**TASK STATEMENT:** Give back exactly the lines from the one with "Output the Python" through the one with "fig.patch.set_facecolor('white')", inclusive, without the images.
═════ SOURCE RECORDS
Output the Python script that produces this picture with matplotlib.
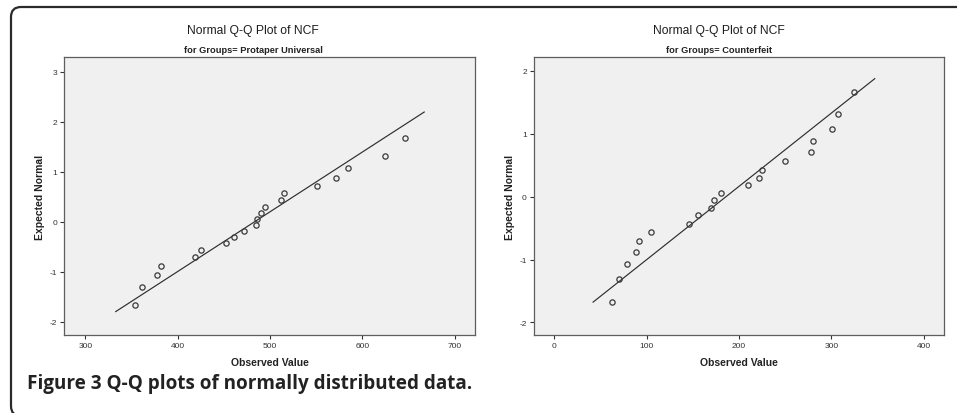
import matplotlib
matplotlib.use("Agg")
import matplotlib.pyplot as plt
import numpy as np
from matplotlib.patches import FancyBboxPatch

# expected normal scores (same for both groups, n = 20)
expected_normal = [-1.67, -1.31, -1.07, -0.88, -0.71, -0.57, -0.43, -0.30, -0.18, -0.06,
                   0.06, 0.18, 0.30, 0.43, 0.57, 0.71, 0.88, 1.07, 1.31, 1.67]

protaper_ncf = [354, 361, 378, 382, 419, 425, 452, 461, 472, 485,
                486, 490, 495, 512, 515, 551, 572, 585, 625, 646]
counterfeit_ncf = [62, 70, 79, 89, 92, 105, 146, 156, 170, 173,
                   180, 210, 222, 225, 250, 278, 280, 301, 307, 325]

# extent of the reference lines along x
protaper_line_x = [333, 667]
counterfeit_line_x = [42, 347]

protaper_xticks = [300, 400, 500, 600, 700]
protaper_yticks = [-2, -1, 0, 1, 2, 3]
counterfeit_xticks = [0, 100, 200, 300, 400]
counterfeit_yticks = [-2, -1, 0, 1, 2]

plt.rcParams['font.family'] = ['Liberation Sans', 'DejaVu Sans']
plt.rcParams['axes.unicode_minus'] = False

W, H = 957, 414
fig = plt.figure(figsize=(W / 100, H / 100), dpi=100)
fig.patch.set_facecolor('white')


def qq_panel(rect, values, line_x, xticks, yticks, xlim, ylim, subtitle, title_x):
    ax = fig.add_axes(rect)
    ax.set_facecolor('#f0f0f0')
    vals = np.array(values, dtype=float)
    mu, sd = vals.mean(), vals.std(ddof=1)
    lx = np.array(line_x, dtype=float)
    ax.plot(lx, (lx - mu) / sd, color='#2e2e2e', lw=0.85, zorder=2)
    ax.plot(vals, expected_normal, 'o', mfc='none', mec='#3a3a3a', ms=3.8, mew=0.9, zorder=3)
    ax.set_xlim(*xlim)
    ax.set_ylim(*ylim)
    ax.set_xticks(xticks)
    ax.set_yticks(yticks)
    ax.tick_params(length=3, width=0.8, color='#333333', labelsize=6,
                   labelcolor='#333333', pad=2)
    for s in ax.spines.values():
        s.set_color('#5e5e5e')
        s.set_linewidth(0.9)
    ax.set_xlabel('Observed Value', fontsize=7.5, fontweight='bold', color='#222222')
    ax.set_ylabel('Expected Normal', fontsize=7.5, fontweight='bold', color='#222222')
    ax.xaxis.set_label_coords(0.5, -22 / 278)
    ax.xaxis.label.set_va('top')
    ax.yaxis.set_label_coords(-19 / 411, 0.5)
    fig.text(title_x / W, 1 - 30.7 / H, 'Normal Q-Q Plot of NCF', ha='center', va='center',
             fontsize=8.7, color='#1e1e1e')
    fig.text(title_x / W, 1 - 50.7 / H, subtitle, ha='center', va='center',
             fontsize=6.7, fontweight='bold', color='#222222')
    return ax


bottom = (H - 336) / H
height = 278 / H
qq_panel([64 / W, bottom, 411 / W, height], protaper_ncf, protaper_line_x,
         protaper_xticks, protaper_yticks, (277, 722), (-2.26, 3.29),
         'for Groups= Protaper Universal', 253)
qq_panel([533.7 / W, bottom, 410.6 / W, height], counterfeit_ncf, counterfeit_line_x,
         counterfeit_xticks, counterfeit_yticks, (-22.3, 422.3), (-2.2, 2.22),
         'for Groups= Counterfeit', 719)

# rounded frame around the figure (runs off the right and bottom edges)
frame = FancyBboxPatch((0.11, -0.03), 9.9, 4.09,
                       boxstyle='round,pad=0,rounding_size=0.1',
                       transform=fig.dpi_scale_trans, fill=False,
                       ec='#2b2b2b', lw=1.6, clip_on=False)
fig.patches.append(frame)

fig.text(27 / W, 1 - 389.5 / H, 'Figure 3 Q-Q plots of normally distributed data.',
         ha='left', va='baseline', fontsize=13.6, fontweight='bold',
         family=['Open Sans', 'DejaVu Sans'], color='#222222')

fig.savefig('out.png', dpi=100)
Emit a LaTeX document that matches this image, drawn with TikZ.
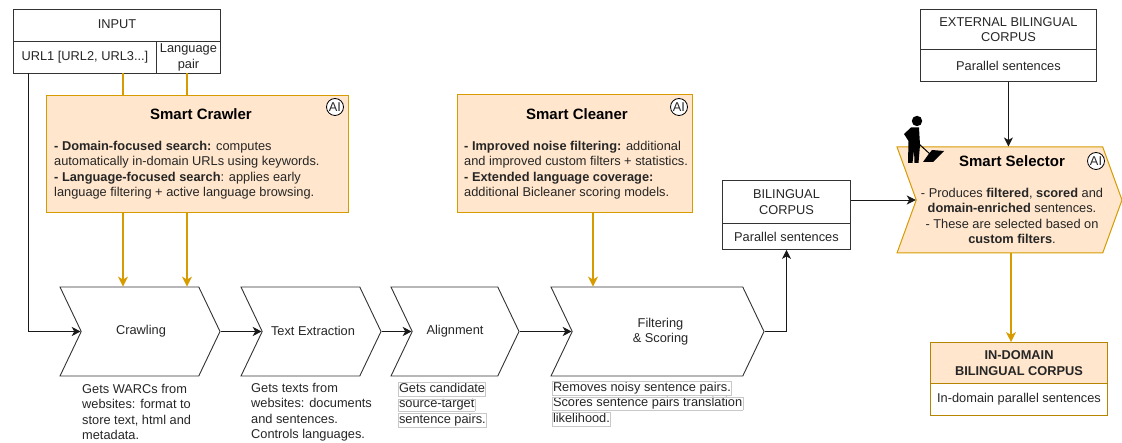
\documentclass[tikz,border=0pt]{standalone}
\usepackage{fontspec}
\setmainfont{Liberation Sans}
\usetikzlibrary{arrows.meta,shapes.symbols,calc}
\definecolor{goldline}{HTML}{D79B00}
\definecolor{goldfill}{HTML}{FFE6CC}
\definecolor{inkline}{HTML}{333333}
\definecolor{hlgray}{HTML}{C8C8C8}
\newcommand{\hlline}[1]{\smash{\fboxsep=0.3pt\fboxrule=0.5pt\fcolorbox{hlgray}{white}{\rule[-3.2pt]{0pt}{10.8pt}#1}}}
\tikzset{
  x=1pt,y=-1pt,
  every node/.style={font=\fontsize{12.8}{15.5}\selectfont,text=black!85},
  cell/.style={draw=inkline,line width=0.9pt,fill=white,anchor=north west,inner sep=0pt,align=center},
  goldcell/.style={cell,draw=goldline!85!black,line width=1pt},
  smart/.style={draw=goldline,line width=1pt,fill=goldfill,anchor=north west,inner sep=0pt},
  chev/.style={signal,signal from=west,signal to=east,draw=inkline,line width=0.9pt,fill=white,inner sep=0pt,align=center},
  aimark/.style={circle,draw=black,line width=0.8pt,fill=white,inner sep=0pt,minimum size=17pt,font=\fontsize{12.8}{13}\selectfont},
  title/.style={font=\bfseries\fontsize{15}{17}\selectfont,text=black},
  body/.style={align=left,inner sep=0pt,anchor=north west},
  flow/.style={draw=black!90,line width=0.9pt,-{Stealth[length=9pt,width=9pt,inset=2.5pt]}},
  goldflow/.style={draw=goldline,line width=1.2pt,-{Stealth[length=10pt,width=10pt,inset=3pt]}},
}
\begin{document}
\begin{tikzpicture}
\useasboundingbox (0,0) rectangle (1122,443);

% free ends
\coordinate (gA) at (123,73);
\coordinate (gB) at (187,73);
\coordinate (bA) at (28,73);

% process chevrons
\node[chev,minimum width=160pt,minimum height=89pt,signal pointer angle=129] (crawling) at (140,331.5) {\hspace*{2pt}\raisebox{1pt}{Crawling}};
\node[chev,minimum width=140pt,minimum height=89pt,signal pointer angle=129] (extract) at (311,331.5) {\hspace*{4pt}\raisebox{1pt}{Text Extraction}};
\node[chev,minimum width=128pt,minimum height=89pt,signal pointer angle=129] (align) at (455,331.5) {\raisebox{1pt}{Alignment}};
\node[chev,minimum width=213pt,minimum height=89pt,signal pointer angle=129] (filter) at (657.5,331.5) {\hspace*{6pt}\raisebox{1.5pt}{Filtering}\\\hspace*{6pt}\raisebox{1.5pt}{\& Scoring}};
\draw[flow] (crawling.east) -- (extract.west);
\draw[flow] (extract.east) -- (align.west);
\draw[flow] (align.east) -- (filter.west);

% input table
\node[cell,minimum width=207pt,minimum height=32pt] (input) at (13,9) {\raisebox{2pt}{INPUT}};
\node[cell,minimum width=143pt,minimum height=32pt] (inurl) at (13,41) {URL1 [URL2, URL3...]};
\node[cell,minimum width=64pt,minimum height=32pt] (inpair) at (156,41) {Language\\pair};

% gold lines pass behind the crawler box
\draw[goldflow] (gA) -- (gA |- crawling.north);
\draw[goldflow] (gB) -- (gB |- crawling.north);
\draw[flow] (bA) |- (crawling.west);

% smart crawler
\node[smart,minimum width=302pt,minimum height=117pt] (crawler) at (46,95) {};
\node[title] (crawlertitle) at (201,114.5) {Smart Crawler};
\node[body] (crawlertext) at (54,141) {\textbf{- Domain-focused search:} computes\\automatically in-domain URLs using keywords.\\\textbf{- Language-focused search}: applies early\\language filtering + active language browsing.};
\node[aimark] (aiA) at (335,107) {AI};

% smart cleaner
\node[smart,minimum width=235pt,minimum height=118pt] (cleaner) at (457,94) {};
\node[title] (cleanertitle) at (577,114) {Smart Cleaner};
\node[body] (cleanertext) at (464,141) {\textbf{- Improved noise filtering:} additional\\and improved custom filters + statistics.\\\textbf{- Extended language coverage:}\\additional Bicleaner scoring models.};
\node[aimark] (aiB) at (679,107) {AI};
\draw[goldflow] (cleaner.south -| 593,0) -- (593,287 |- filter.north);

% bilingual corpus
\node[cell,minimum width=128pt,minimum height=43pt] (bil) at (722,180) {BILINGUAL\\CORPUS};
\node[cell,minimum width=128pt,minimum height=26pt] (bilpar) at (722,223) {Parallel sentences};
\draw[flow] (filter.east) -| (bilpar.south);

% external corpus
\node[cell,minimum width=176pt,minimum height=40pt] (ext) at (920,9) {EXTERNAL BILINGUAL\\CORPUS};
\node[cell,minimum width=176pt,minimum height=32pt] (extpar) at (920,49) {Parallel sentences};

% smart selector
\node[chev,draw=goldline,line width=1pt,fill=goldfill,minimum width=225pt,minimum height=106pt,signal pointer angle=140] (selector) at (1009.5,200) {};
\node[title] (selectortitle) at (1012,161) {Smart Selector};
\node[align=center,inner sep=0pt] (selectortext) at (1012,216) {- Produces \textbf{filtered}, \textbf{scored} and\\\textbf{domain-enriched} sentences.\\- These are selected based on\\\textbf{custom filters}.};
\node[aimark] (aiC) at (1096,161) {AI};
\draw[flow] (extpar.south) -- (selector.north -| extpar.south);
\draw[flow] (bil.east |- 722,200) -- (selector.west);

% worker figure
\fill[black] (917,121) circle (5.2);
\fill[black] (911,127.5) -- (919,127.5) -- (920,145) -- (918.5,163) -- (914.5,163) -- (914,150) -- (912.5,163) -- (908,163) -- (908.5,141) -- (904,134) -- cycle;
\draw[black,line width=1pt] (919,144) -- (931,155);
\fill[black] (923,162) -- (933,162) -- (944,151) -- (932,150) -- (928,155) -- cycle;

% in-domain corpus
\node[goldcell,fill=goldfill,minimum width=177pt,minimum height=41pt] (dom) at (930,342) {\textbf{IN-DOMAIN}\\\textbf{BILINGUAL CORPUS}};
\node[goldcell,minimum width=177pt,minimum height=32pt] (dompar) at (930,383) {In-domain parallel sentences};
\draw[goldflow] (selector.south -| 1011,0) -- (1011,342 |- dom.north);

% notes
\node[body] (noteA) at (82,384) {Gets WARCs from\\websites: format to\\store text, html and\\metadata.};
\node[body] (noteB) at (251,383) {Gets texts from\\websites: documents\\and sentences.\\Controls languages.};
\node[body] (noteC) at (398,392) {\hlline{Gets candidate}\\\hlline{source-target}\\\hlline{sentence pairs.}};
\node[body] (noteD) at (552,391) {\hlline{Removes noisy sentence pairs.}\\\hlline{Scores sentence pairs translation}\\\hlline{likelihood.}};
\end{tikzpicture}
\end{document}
══════════
═════ SOURCE RECORDS
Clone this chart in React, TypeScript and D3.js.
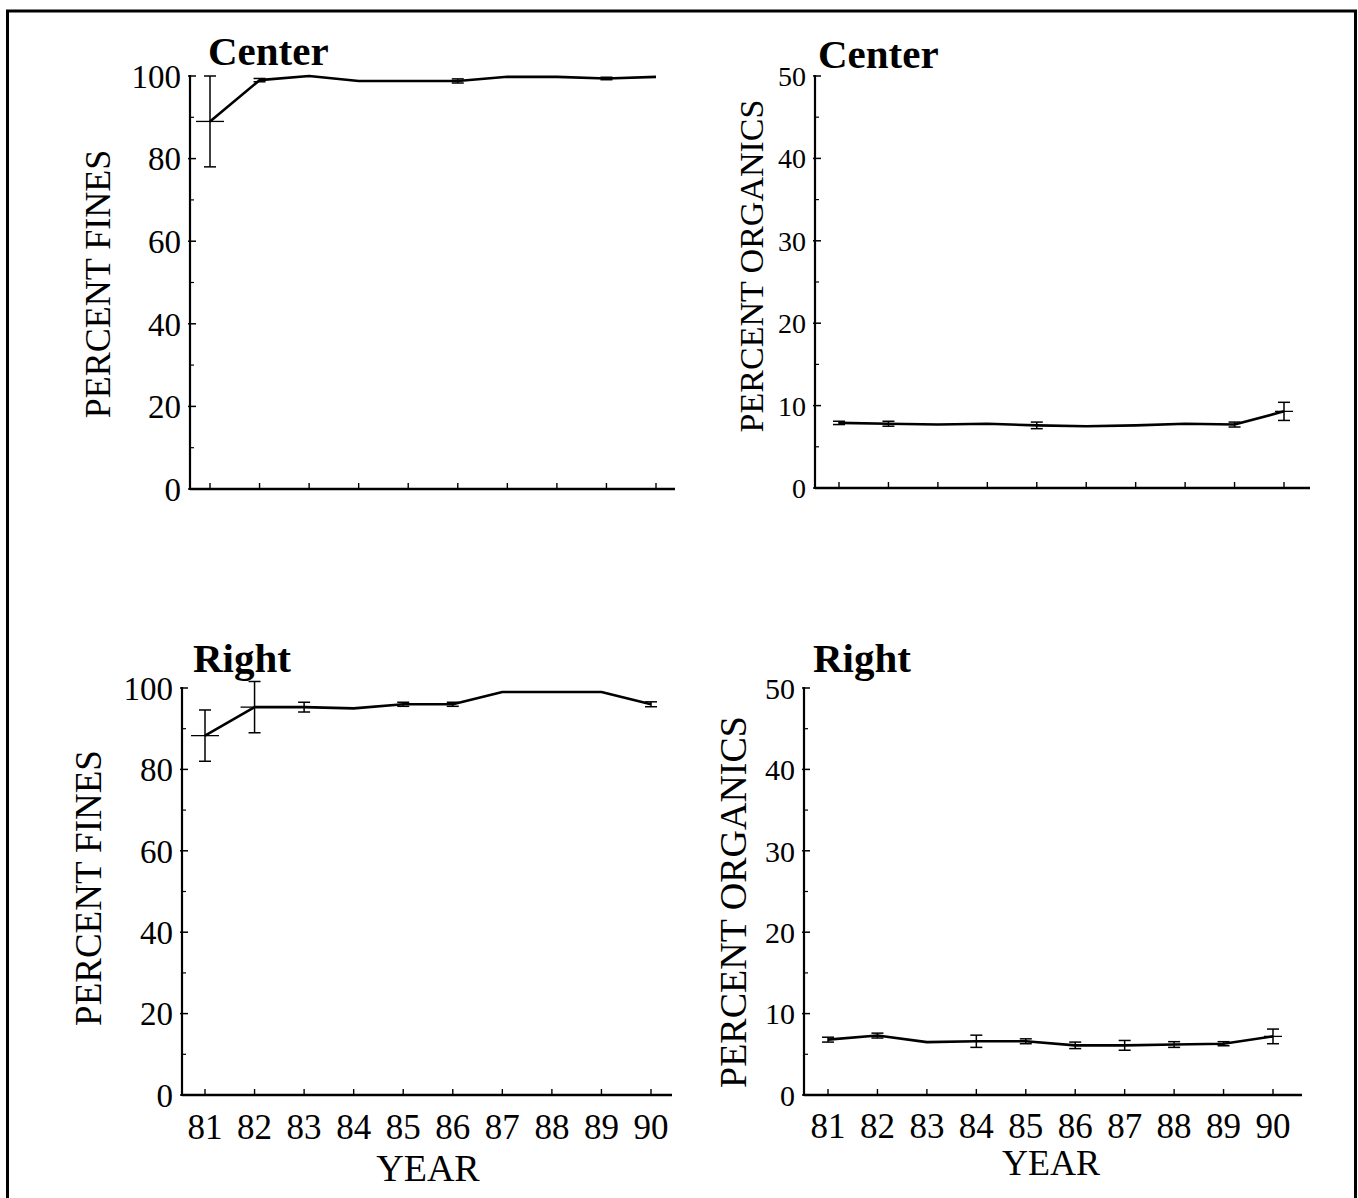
══════════
═════ SOURCE RECORDS
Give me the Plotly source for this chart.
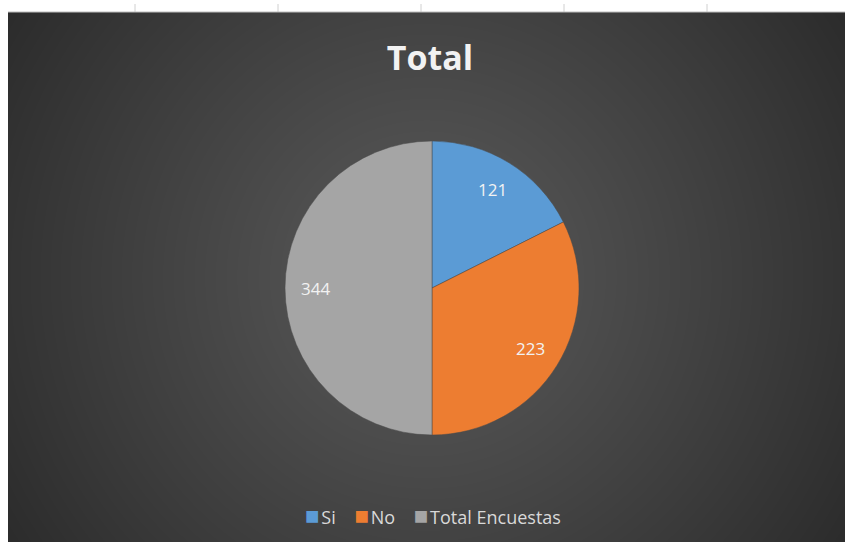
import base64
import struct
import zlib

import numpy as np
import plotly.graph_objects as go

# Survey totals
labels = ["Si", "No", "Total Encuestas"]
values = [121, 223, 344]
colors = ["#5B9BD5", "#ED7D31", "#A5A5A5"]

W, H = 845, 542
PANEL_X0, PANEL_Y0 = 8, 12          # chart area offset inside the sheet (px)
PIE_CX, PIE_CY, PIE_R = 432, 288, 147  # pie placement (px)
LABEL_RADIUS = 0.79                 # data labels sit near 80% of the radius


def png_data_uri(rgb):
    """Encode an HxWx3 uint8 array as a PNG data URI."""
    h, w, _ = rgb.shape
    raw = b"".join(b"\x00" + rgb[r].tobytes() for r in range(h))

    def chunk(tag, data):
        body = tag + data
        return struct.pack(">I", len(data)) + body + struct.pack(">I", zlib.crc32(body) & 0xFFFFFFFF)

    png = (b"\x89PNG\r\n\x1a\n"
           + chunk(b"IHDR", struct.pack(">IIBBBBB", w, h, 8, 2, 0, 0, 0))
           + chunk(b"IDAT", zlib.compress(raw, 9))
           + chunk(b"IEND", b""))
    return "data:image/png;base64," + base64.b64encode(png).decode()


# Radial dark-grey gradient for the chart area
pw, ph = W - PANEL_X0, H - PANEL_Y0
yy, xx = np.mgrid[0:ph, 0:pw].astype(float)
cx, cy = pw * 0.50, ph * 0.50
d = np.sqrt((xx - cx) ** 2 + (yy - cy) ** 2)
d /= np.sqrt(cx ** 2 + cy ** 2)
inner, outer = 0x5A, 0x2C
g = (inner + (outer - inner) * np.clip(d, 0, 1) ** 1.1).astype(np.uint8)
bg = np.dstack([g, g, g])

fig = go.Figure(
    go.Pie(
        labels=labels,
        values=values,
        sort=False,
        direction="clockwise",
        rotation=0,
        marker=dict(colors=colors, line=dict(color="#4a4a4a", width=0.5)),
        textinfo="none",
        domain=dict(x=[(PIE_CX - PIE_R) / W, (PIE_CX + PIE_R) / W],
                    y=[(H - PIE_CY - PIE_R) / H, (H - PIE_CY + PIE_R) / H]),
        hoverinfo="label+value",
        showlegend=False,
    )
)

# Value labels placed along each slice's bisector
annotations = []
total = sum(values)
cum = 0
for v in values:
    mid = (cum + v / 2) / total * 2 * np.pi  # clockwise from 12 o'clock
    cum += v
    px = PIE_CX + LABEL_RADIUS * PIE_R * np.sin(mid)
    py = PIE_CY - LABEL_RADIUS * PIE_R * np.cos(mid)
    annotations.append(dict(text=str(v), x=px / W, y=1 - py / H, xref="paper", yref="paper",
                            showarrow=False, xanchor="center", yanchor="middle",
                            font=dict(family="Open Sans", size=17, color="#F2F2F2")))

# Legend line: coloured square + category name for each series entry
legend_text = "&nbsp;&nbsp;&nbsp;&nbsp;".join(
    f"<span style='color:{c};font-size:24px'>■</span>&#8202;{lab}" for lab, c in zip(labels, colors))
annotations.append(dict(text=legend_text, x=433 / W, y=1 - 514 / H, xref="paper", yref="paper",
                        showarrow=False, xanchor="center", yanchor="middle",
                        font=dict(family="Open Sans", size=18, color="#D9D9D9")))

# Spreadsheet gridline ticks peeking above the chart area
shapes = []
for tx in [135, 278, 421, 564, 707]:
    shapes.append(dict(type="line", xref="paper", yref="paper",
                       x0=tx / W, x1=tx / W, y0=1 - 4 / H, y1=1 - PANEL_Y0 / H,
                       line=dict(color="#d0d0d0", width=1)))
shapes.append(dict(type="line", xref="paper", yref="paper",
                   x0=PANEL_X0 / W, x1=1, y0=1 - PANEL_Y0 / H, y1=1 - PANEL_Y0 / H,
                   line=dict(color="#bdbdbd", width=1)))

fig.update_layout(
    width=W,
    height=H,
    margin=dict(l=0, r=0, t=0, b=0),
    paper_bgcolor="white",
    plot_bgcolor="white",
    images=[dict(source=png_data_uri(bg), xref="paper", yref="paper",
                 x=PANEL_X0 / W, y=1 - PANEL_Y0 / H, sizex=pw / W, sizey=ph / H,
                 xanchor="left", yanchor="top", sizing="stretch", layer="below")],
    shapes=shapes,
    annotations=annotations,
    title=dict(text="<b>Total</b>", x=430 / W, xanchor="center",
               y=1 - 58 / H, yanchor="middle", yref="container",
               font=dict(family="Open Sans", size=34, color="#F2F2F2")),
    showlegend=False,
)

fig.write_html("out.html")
══════════
**TASK RESULT:**
Output the Python script that produces this picture with matplotlib.
import matplotlib
matplotlib.use("Agg")
import matplotlib.pyplot as plt
import numpy as np
from matplotlib.patches import FancyBboxPatch

# expected normal scores (same for both groups, n = 20)
expected_normal = [-1.67, -1.31, -1.07, -0.88, -0.71, -0.57, -0.43, -0.30, -0.18, -0.06,
                   0.06, 0.18, 0.30, 0.43, 0.57, 0.71, 0.88, 1.07, 1.31, 1.67]

protaper_ncf = [354, 361, 378, 382, 419, 425, 452, 461, 472, 485,
                486, 490, 495, 512, 515, 551, 572, 585, 625, 646]
counterfeit_ncf = [62, 70, 79, 89, 92, 105, 146, 156, 170, 173,
                   180, 210, 222, 225, 250, 278, 280, 301, 307, 325]

# extent of the reference lines along x
protaper_line_x = [333, 667]
counterfeit_line_x = [42, 347]

protaper_xticks = [300, 400, 500, 600, 700]
protaper_yticks = [-2, -1, 0, 1, 2, 3]
counterfeit_xticks = [0, 100, 200, 300, 400]
counterfeit_yticks = [-2, -1, 0, 1, 2]

plt.rcParams['font.family'] = ['Liberation Sans', 'DejaVu Sans']
plt.rcParams['axes.unicode_minus'] = False

W, H = 957, 414
fig = plt.figure(figsize=(W / 100, H / 100), dpi=100)
fig.patch.set_facecolor('white')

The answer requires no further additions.